Starting at the first line of the listing below, repeat each line exactly until the line containing "CartesianGrid, Legend, LabelList", which you include. Leave out pictures.

━━━━━ INPUT

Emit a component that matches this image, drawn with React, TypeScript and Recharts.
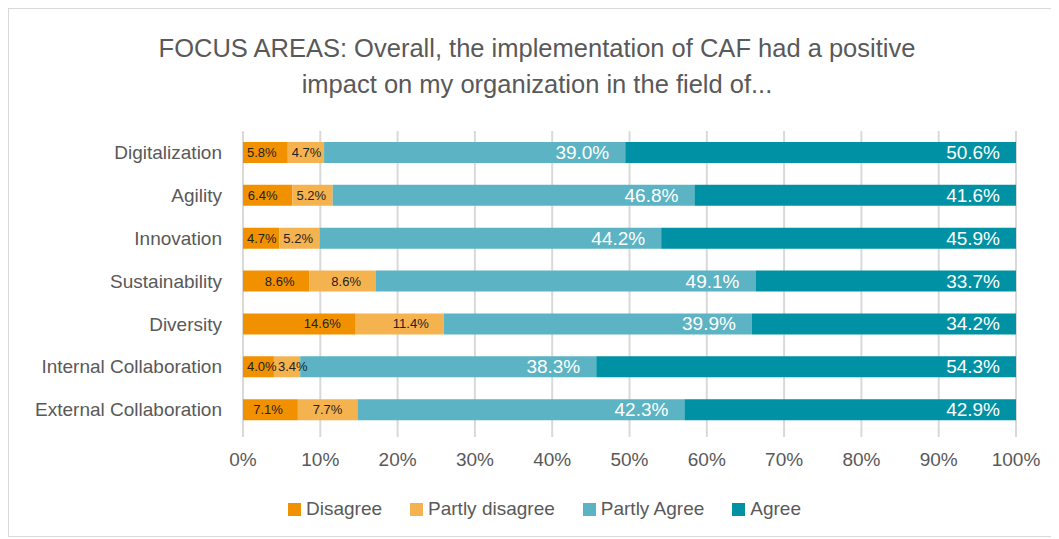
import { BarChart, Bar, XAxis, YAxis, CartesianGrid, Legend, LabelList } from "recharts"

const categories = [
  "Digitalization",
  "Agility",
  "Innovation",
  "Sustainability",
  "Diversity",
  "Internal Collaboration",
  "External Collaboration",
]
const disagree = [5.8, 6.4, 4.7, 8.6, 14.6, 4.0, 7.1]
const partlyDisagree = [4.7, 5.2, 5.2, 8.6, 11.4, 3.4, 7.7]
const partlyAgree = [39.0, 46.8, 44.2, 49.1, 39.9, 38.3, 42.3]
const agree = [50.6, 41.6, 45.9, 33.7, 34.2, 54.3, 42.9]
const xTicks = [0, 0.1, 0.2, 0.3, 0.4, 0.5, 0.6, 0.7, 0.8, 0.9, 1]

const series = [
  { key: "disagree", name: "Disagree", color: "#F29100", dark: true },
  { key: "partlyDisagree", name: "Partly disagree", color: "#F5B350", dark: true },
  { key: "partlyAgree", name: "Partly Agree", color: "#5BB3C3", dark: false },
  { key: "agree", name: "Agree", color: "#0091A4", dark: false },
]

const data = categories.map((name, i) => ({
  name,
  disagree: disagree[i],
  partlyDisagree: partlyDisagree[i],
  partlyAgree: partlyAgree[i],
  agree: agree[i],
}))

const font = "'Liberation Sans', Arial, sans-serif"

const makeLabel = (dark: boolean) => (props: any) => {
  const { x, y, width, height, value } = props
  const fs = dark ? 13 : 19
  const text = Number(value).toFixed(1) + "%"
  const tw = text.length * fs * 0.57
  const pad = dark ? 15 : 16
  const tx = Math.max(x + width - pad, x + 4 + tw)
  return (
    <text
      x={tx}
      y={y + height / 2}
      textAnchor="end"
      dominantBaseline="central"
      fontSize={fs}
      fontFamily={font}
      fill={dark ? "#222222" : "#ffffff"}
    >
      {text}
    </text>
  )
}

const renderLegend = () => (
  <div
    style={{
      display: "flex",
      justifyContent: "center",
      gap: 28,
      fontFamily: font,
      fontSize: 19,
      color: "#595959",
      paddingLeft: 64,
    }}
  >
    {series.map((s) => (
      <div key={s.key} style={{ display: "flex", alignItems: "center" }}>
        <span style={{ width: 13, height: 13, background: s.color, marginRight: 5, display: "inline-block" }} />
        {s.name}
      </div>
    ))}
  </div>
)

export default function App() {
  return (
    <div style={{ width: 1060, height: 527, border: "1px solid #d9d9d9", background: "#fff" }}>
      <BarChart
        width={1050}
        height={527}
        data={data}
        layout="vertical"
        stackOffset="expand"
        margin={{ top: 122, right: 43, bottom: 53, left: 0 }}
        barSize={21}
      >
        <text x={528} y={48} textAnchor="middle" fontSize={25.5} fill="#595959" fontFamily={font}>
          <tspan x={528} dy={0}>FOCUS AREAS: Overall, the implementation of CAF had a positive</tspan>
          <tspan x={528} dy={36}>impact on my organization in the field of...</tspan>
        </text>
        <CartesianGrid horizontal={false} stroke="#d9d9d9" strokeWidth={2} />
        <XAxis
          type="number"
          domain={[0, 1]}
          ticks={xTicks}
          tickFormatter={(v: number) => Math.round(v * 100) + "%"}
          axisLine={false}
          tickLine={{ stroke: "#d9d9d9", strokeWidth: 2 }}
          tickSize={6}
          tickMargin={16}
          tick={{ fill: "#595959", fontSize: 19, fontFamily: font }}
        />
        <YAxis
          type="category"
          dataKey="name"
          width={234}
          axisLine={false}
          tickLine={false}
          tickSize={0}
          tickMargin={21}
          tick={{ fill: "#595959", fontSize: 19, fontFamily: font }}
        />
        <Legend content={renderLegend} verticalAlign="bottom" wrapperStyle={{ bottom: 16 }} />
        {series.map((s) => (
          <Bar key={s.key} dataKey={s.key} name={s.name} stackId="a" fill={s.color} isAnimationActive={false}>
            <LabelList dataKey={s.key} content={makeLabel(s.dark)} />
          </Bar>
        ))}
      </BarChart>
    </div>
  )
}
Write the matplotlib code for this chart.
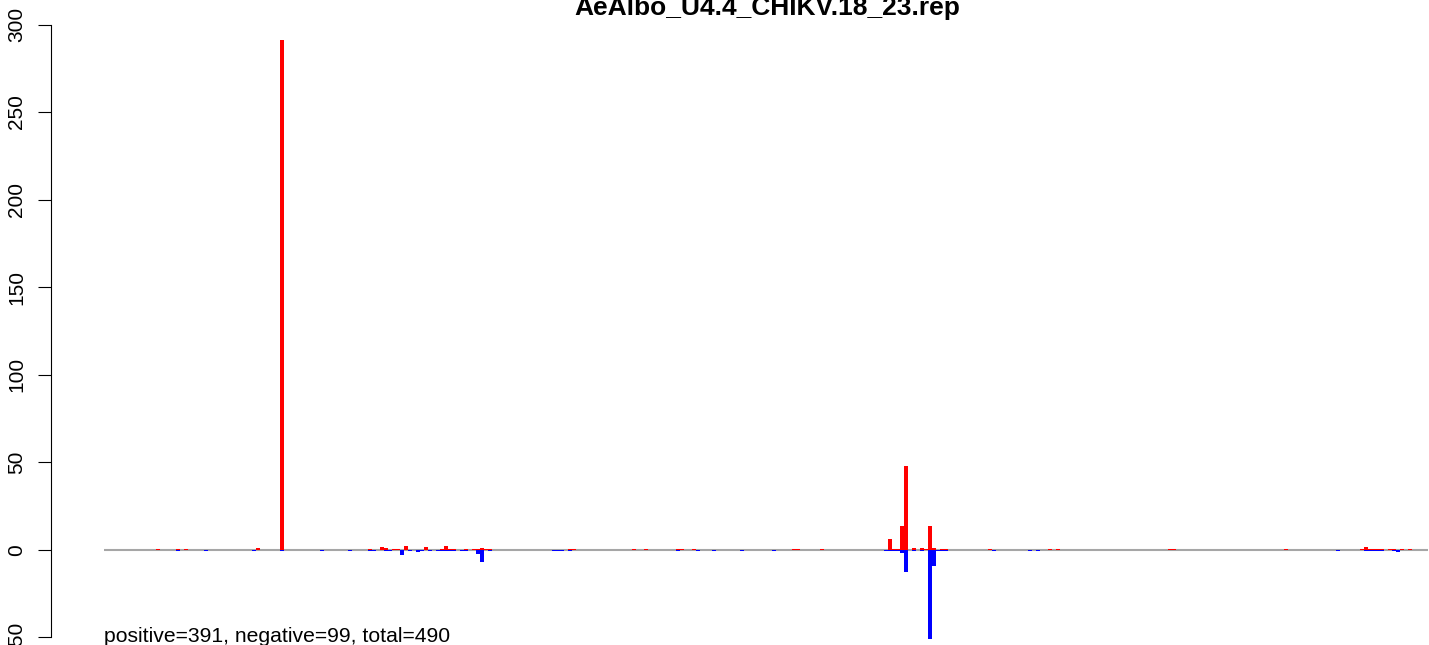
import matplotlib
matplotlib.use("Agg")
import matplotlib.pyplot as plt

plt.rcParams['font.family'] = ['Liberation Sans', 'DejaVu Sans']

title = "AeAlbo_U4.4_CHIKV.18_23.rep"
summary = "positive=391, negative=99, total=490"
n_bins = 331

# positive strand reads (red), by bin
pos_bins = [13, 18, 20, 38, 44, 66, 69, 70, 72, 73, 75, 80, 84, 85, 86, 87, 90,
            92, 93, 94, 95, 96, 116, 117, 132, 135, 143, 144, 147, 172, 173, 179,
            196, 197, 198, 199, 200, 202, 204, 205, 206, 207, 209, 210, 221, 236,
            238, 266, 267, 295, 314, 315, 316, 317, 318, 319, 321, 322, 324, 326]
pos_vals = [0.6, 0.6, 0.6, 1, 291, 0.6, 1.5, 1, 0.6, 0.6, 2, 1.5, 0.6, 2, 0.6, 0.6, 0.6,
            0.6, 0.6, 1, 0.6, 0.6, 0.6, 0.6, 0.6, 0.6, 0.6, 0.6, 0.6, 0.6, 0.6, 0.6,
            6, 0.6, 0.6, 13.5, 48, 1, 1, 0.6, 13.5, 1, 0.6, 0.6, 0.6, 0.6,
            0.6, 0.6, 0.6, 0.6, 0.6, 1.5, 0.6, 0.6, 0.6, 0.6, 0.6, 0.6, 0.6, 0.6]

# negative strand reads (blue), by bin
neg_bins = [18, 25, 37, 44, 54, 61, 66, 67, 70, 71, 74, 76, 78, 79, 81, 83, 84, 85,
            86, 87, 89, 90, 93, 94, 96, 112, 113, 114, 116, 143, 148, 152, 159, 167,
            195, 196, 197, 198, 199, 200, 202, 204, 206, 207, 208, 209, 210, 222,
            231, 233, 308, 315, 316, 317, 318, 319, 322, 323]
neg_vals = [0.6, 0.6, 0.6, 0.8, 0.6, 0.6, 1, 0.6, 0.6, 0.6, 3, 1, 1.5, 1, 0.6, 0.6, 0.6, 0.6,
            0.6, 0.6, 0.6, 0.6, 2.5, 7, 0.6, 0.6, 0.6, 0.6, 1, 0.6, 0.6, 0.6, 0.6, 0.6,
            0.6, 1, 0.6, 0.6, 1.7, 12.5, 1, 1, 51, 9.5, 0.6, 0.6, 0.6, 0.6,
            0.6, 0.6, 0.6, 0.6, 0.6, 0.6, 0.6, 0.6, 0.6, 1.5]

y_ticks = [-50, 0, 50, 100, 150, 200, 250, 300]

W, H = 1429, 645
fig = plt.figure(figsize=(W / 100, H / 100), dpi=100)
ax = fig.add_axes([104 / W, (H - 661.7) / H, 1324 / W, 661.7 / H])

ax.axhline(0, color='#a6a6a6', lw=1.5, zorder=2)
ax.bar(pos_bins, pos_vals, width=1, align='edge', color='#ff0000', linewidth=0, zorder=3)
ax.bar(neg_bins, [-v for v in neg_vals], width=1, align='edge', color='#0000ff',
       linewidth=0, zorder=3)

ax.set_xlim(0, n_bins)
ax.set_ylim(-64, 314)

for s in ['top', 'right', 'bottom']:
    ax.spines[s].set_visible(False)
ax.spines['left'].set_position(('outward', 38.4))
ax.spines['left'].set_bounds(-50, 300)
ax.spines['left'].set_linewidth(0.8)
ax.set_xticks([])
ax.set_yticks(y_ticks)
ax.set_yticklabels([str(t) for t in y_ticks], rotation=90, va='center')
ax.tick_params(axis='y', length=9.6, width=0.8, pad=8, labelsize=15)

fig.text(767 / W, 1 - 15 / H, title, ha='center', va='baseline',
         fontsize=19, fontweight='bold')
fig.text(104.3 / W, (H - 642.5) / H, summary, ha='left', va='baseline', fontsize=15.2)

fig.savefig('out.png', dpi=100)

━━━━━━━━━━

**SOLUTION**
Emit a component that matches this image, drawn with React, TypeScript and Recharts.
import { BarChart, Bar, XAxis, YAxis, CartesianGrid, Legend, LabelList } from "recharts"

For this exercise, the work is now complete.